- _Exercise prompt_
Transcribe the whole listing without a single picture.

(Data extracted from a collection)
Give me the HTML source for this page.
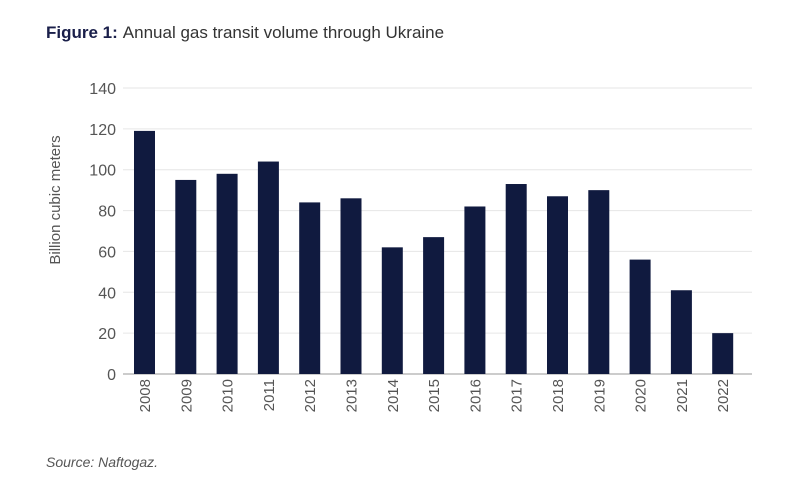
<!DOCTYPE html>
<html><head><meta charset="utf-8"><style>
body{margin:0;background:#fff;width:786px;height:491px;overflow:hidden;font-family:"Liberation Sans",sans-serif;}
</style></head><body>
<svg width="786" height="491" xmlns="http://www.w3.org/2000/svg">
<text x="46" y="38" font-size="17" fill="#1a1f4a"><tspan font-weight="bold">Figure 1:</tspan><tspan fill="#333" dx="5">Annual gas transit volume through Ukraine</tspan></text>
<g id="grid"></g><g id="bars"></g><g id="xl"></g><g id="yl"></g>
<text transform="translate(60,200) rotate(-90)" text-anchor="middle" font-size="15" fill="#555">Billion cubic meters</text>
<text x="46" y="467" font-size="14" font-style="italic" fill="#555">Source: Naftogaz.</text>
</svg>
<script>
const categories=["2008","2009","2010","2011","2012","2013","2014","2015","2016","2017","2018","2019","2020","2021","2022"];
const values=[119,95,98,104,84,86,62,67,82,93,87,90,56,41,20];
const yTicks=[0,20,40,60,80,100,120,140];
const NS="http://www.w3.org/2000/svg";
const y0=374,pxPer=286/140,x0=144.5,step=41.3,bw=21,gl=123,gr=752;
const y=v=>y0-v*pxPer, x=i=>x0+i*step;
function mk(t,a,p){const e=document.createElementNS(NS,t);for(const k in a)e.setAttribute(k,a[k]);p.appendChild(e);return e;}
const grid=document.getElementById('grid'),yl=document.getElementById('yl'),bars=document.getElementById('bars'),xl=document.getElementById('xl');
yTicks.forEach(v=>{
 const l=mk('line',{x1:gl,x2:gr,y1:y(v),y2:y(v),stroke:v===0?'#999':'#e6e6e6','stroke-width':1},grid);
 
 
 const t=mk('text',{x:116,y:y(v)+6,'text-anchor':'end','font-size':16,fill:'#555'},yl);
 t.textContent=v;
 
 
});
categories.forEach((c,i)=>{
 const r=mk('rect',{x:x(i)-bw/2,y:y(values[i]),width:bw,height:y0-y(values[i]),fill:'#101a3f'},bars);
 
 
 const t=mk('text',{transform:`translate(${x(i)+5.5},${y0+5}) rotate(-90)`,'text-anchor':'end','font-size':15,fill:'#555'},xl);
 t.textContent=c;
 
 
});
</script>
</body></html>
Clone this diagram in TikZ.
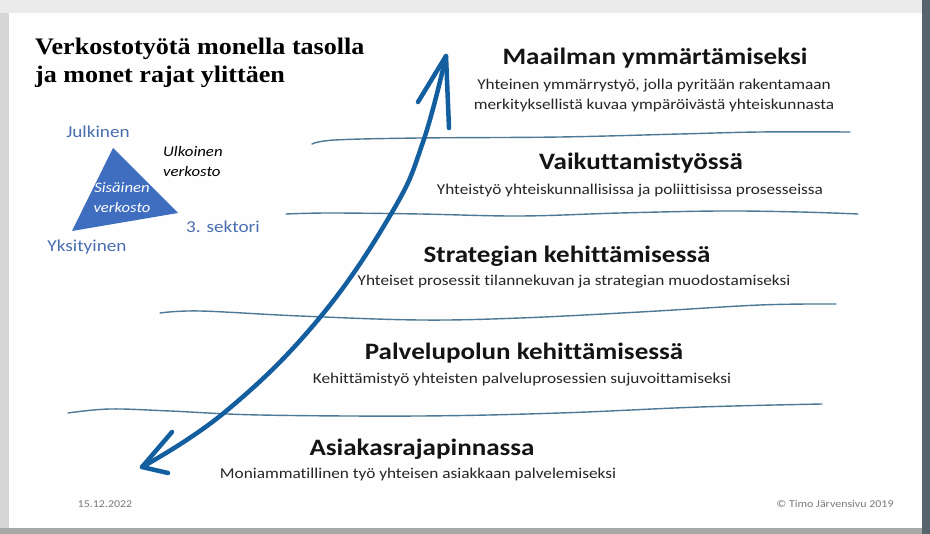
\documentclass[tikz,border=0pt]{standalone}
\usepackage{fontspec}
\setmainfont{Carlito}[FakeStretch=1.15, Ligatures={NoCommon}]
\newfontfamily\titlefont{Liberation Serif}[FakeStretch=1.1]
\definecolor{topgray}{HTML}{EBEBEB}
\definecolor{leftgray}{HTML}{D6D6D6}
\definecolor{botgray}{HTML}{A8A8A8}
\definecolor{rightdark}{HTML}{56646C}
\definecolor{slide}{HTML}{FEFEFE}
\definecolor{lblue}{HTML}{4A6FB0}
\definecolor{tri}{HTML}{3F6EC0}
\definecolor{wave}{HTML}{4D7896}
\definecolor{arrowc}{HTML}{135E9E}
\definecolor{foot}{HTML}{7A7A7A}
\tikzset{
  head/.style={inner sep=0pt, font=\fontsize{23.5}{26}\selectfont\bfseries, text=black!92},
  subtxt/.style={inner sep=0pt, font=\fontsize{15}{20}\selectfont, text=black!85, align=center},
  bluelab/.style={inner sep=0pt, font=\fontsize{16.7}{18}\selectfont, text=lblue},
  wavy/.style={draw=wave, line width=1.4pt, line cap=round},
  bigarrow/.style={draw=arrowc, line width=4.5pt, line cap=round, line join=round},
  foottxt/.style={inner sep=0pt, font=\fontsize{10.4}{12}\selectfont, text=foot}
}
\begin{document}
\begin{tikzpicture}[x=1pt, y=-1pt]
\useasboundingbox (0,0) rectangle (930,534);
% screen frame
\fill[topgray] (0,0) rectangle (930,534);
\fill[leftgray] (0,13) rectangle (9,534);
\fill[botgray] (0,528) rectangle (930,534);
\fill[rightdark] (922,0) rectangle (930,534);
\fill[slide] (9,13) rectangle (922,528);

% title
\node[inner sep=0pt, anchor=west, align=left, font=\titlefont\fontsize{23.7}{28}\selectfont\bfseries] (title) at (35,63)
  {Verkostotyötä monella tasolla\\ja monet rajat ylittäen};

% triangle
\coordinate (tA) at (113,148);
\coordinate (tB) at (72,231);
\coordinate (tC) at (178,213);
\fill[tri] (tA) -- (tB) -- (tC) -- cycle;
\node[inner sep=0pt, align=center, text=white, font=\fontsize{14.5}{20}\selectfont\itshape] (sis) at (122,198) {Sisäinen\\verkosto};
\node[bluelab] (julk) at (98,132) {Julkinen};
\node[inner sep=0pt, anchor=west, align=left, font=\fontsize{14.6}{20}\selectfont\itshape] (ulk) at (163,161) {Ulkoinen\\verkosto};
\node[bluelab, anchor=west] (sekt) at (186,227) {3. sektori};
\node[bluelab] (yks) at (87,247) {Yksityinen};

% levels
\node[head] (h1) at (655,58) {Maailman ymmärtämiseksi};
\node[subtxt] (s1) at (654,96) {Yhteinen ymmärrystyö, jolla pyritään rakentamaan\\merkityksellistä kuvaa ympäröivästä yhteiskunnasta};
\node[head] (h2) at (641,163) {Vaikuttamistyössä};
\node[subtxt] (s2) at (630,191) {Yhteistyö yhteiskunnallisissa ja poliittisissa prosesseissa};
\node[head] (h3) at (567,256) {Strategian kehittämisessä};
\node[subtxt] (s3) at (574,282) {Yhteiset prosessit tilannekuvan ja strategian muodostamiseksi};
\node[head] (h4) at (524,353) {Palvelupolun kehittämisessä};
\node[subtxt] (s4) at (522,380) {Kehittämistyö yhteisten palveluprosessien sujuvoittamiseksi};
\node[head] (h5) at (422,449) {Asiakasrajapinnassa};
\node[subtxt] (s5) at (418,475) {Moniammatillinen työ yhteisen asiakkaan palvelemiseksi};

% wavy separators
\draw[wavy] plot[smooth, tension=0.6] coordinates {(312,144) (335,140) (420,138) (560,137) (680,134) (760,132) (850,132)};
\draw[wavy] plot[smooth, tension=0.6] coordinates {(286,214) (330,213) (420,214) (520,216) (620,213) (720,211) (800,212) (858,214)};
\draw[wavy] plot[smooth, tension=0.6] coordinates {(160,313) (200,311) (300,316) (420,320) (520,318) (640,312) (760,305) (836,304)};
\draw[wavy] plot[smooth, tension=0.6] coordinates {(68,413) (110,409) (170,411) (260,415) (420,416) (560,413) (700,407) (822,404)};

% big double arrow
\coordinate (abot) at (142,467);
\coordinate (atop) at (446,56);
\draw[bigarrow] plot[smooth, tension=0.7] coordinates {(abot) (225,412) (317,321) (391,214) (423,142) (atop)};
\draw[bigarrow] (172,432) -- (abot) -- (168,473);
\draw[bigarrow] (418,102) -- (atop) -- (449,128);

% footer
\node[foottxt] (date) at (105,504) {15.12.2022};
\node[foottxt] (copy) at (835,504) {© Timo Järvensivu 2019};
\end{tikzpicture}
\end{document}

- _Output for this task_
Give me the HTML source for this page.
<!DOCTYPE html>
<html><head><meta charset="utf-8"><style>
body{margin:0;background:#fff;width:786px;height:491px;overflow:hidden;font-family:"Liberation Sans",sans-serif;}
</style></head><body>
<svg width="786" height="491" xmlns="http://www.w3.org/2000/svg">
<text x="46" y="38" font-size="17" fill="#1a1f4a"><tspan font-weight="bold">Figure 1:</tspan><tspan fill="#333" dx="5">Annual gas transit volume through Ukraine</tspan></text>
<g id="grid"></g><g id="bars"></g><g id="xl"></g><g id="yl"></g>
<text transform="translate(60,200) rotate(-90)" text-anchor="middle" font-size="15" fill="#555">Billion cubic meters</text>
<text x="46" y="467" font-size="14" font-style="italic" fill="#555">Source: Naftogaz.</text>
</svg>
<script>
const categories=["2008","2009","2010","2011","2012","2013","2014","2015","2016","2017","2018","2019","2020","2021","2022"];
const values=[119,95,98,104,84,86,62,67,82,93,87,90,56,41,20];
const yTicks=[0,20,40,60,80,100,120,140];
const NS="http://www.w3.org/2000/svg";
const y0=374,pxPer=286/140,x0=144.5,step=41.3,bw=21,gl=123,gr=752;
const y=v=>y0-v*pxPer, x=i=>x0+i*step;
function mk(t,a,p){const e=document.createElementNS(NS,t);for(const k in a)e.setAttribute(k,a[k]);p.appendChild(e);return e;}
const grid=document.getElementById('grid'),yl=document.getElementById('yl'),bars=document.getElementById('bars'),xl=document.getElementById('xl');
yTicks.forEach(v=>{
 const l=mk('line',{x1:gl,x2:gr,y1:y(v),y2:y(v),stroke:v===0?'#999':'#e6e6e6','stroke-width':1},grid);
 
 
 const t=mk('text',{x:116,y:y(v)+6,'text-anchor':'end','font-size':16,fill:'#555'},yl);
 t.textContent=v;
 
 
});
categories.forEach((c,i)=>{
 const r=mk('rect',{x:x(i)-bw/2,y:y(values[i]),width:bw,height:y0-y(values[i]),fill:'#101a3f'},bars);
 
 
 const t=mk('text',{transform:`translate(${x(i)+5.5},${y0+5}) rotate(-90)`,'text-anchor':'end','font-size':15,fill:'#555'},xl);
 t.textContent=c;
 
 
});
</script>
</body></html>
Clone this diagram in TikZ.
\documentclass[tikz,border=0pt]{standalone}
\usepackage{fontspec}
\setmainfont{Carlito}[FakeStretch=1.15, Ligatures={NoCommon}]
\newfontfamily\titlefont{Liberation Serif}[FakeStretch=1.1]
\definecolor{topgray}{HTML}{EBEBEB}
\definecolor{leftgray}{HTML}{D6D6D6}
\definecolor{botgray}{HTML}{A8A8A8}
\definecolor{rightdark}{HTML}{56646C}
\definecolor{slide}{HTML}{FEFEFE}
\definecolor{lblue}{HTML}{4A6FB0}
\definecolor{tri}{HTML}{3F6EC0}
\definecolor{wave}{HTML}{4D7896}
\definecolor{arrowc}{HTML}{135E9E}
\definecolor{foot}{HTML}{7A7A7A}
\tikzset{
  head/.style={inner sep=0pt, font=\fontsize{23.5}{26}\selectfont\bfseries, text=black!92},
  subtxt/.style={inner sep=0pt, font=\fontsize{15}{20}\selectfont, text=black!85, align=center},
  bluelab/.style={inner sep=0pt, font=\fontsize{16.7}{18}\selectfont, text=lblue},
  wavy/.style={draw=wave, line width=1.4pt, line cap=round},
  bigarrow/.style={draw=arrowc, line width=4.5pt, line cap=round, line join=round},
  foottxt/.style={inner sep=0pt, font=\fontsize{10.4}{12}\selectfont, text=foot}
}
\begin{document}
\begin{tikzpicture}[x=1pt, y=-1pt]
\useasboundingbox (0,0) rectangle (930,534);
% screen frame
\fill[topgray] (0,0) rectangle (930,534);
\fill[leftgray] (0,13) rectangle (9,534);
\fill[botgray] (0,528) rectangle (930,534);
\fill[rightdark] (922,0) rectangle (930,534);
\fill[slide] (9,13) rectangle (922,528);

% title
\node[inner sep=0pt, anchor=west, align=left, font=\titlefont\fontsize{23.7}{28}\selectfont\bfseries] (title) at (35,63)
  {Verkostotyötä monella tasolla\\ja monet rajat ylittäen};

% triangle
\coordinate (tA) at (113,148);
\coordinate (tB) at (72,231);
\coordinate (tC) at (178,213);
\fill[tri] (tA) -- (tB) -- (tC) -- cycle;
\node[inner sep=0pt, align=center, text=white, font=\fontsize{14.5}{20}\selectfont\itshape] (sis) at (122,198) {Sisäinen\\verkosto};
\node[bluelab] (julk) at (98,132) {Julkinen};
\node[inner sep=0pt, anchor=west, align=left, font=\fontsize{14.6}{20}\selectfont\itshape] (ulk) at (163,161) {Ulkoinen\\verkosto};
\node[bluelab, anchor=west] (sekt) at (186,227) {3. sektori};
\node[bluelab] (yks) at (87,247) {Yksityinen};

% levels
\node[head] (h1) at (655,58) {Maailman ymmärtämiseksi};
\node[subtxt] (s1) at (654,96) {Yhteinen ymmärrystyö, jolla pyritään rakentamaan\\merkityksellistä kuvaa ympäröivästä yhteiskunnasta};
\node[head] (h2) at (641,163) {Vaikuttamistyössä};
\node[subtxt] (s2) at (630,191) {Yhteistyö yhteiskunnallisissa ja poliittisissa prosesseissa};
\node[head] (h3) at (567,256) {Strategian kehittämisessä};
\node[subtxt] (s3) at (574,282) {Yhteiset prosessit tilannekuvan ja strategian muodostamiseksi};
\node[head] (h4) at (524,353) {Palvelupolun kehittämisessä};
\node[subtxt] (s4) at (522,380) {Kehittämistyö yhteisten palveluprosessien sujuvoittamiseksi};
\node[head] (h5) at (422,449) {Asiakasrajapinnassa};
\node[subtxt] (s5) at (418,475) {Moniammatillinen työ yhteisen asiakkaan palvelemiseksi};

% wavy separators
\draw[wavy] plot[smooth, tension=0.6] coordinates {(312,144) (335,140) (420,138) (560,137) (680,134) (760,132) (850,132)};
\draw[wavy] plot[smooth, tension=0.6] coordinates {(286,214) (330,213) (420,214) (520,216) (620,213) (720,211) (800,212) (858,214)};
\draw[wavy] plot[smooth, tension=0.6] coordinates {(160,313) (200,311) (300,316) (420,320) (520,318) (640,312) (760,305) (836,304)};
\draw[wavy] plot[smooth, tension=0.6] coordinates {(68,413) (110,409) (170,411) (260,415) (420,416) (560,413) (700,407) (822,404)};

% big double arrow
\coordinate (abot) at (142,467);
\coordinate (atop) at (446,56);
\draw[bigarrow] plot[smooth, tension=0.7] coordinates {(abot) (225,412) (317,321) (391,214) (423,142) (atop)};
\draw[bigarrow] (172,432) -- (abot) -- (168,473);
\draw[bigarrow] (418,102) -- (atop) -- (449,128);

% footer
\node[foottxt] (date) at (105,504) {15.12.2022};
\node[foottxt] (copy) at (835,504) {© Timo Järvensivu 2019};
\end{tikzpicture}
\end{document}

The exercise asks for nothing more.